Depending on site owners and spyware companies, like Facebook, to solve the problem is super naive, and will never solve it. They directly benefit from these "leaks," and so they have no motivation to prevent them.



What tools are capable of stopping FB tracking 100%? Right now it's a "cold" arms race between Facebook and people trying to avoid tracking but if more people started trying I think Facebook would try harder to track everyone and things would heat up. The only way to avoid a perpetual arms race (that Facebook will probably win) is to legislate boundaries that Facebook is legally not allowed to cross. We saw this happen on iOS (though at an OS/App Store policy level instead of legally) and it seemed to actually work.


Is it realistic or sensible to expect every internet user to become a security maven?


Is it realistic or sensible to expect every driver to know how to use their seatbelts?


What a ridiculous comparison. You can teach a small child how to operate a seatbelt.


Sure, but can we teach grown men not to wring their hands about safety mechanisms for $SCARY_NEW_TECH at the same time they're becoming inevitable and culturally familiar?


No need to be snide. Computer security is a lot harder to learn for most people because it's abstract and requires a degree of mental modeling that most consumers aren't equipped to perform. If it were as easy as you suggest businesses/ organizations would be invulnerable to phishing attacks, which they're obviously not. And entities like that have dedicated IT and HR staff to set up/train people, which consumers typically don't.


I reserve the right to remain snide toward anyone who holds such insulting and condescending views toward "most people". Asserting civility, in such contexts as this one, is often used as nothing more than an excuse to avoid confronting your own antisocial behavior, however politely you manage to frame it. Social contracts need not be adhered to by either side once broken. If you wish to reinstate it, be my guest, but that's not my obligation.

It's not that they can't understand it, it's that there's plenty of other stuff to pay attention to out there, for better or worse. The threat of cold and hunger comes before more abstracted threat vectors, and you are extremely lucky to have the mental space to consider and discuss such things as privacy on this here website. If you want to ride high on your sense of innate superiority, accept for yourself the mission you seem to imply for the technologically-literate and make privacy so simple even a small child could be protected.

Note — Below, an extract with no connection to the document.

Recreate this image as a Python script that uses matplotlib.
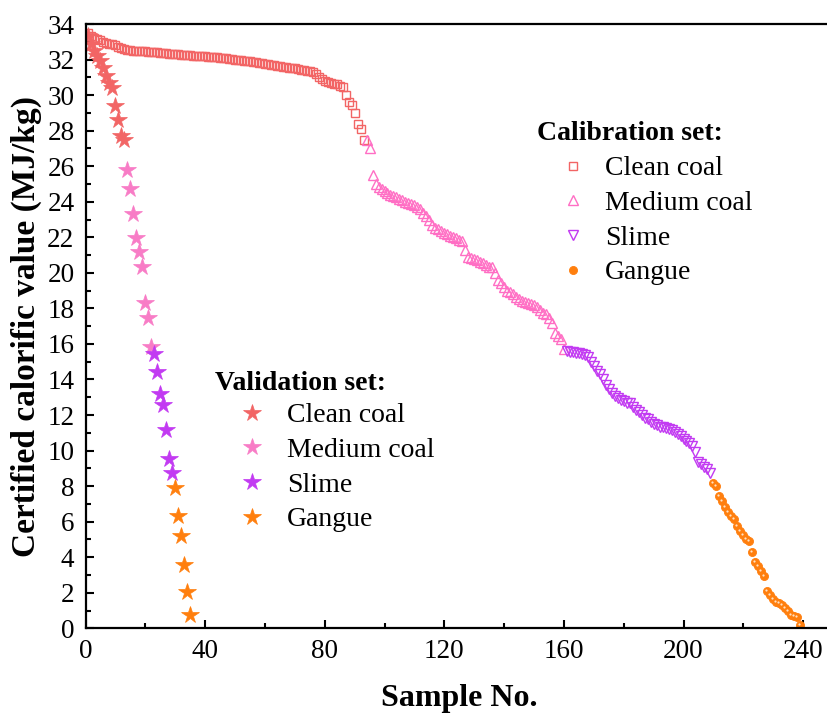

A+ pouting, would LOL and LMAO again.


Rubbish.

Legislation is used to protect vulnerable groups and health data. Strong reasonable legislation is hard to write, and expensive to enforce, but effective enforcement will cause changes to internet sites. Think GDPR.

It is hard to manage cross-jurisdictional issues on the internet. In this case, Sweden could probably design good restrictions since it is a site local to Sweden?

Trying to get everyone to become security professionals is highly unrealistic.


I was with you until you mentioned "GDPR" right after "effective enforcement". GDPR is, if anything, a great example of ineffective enforcement.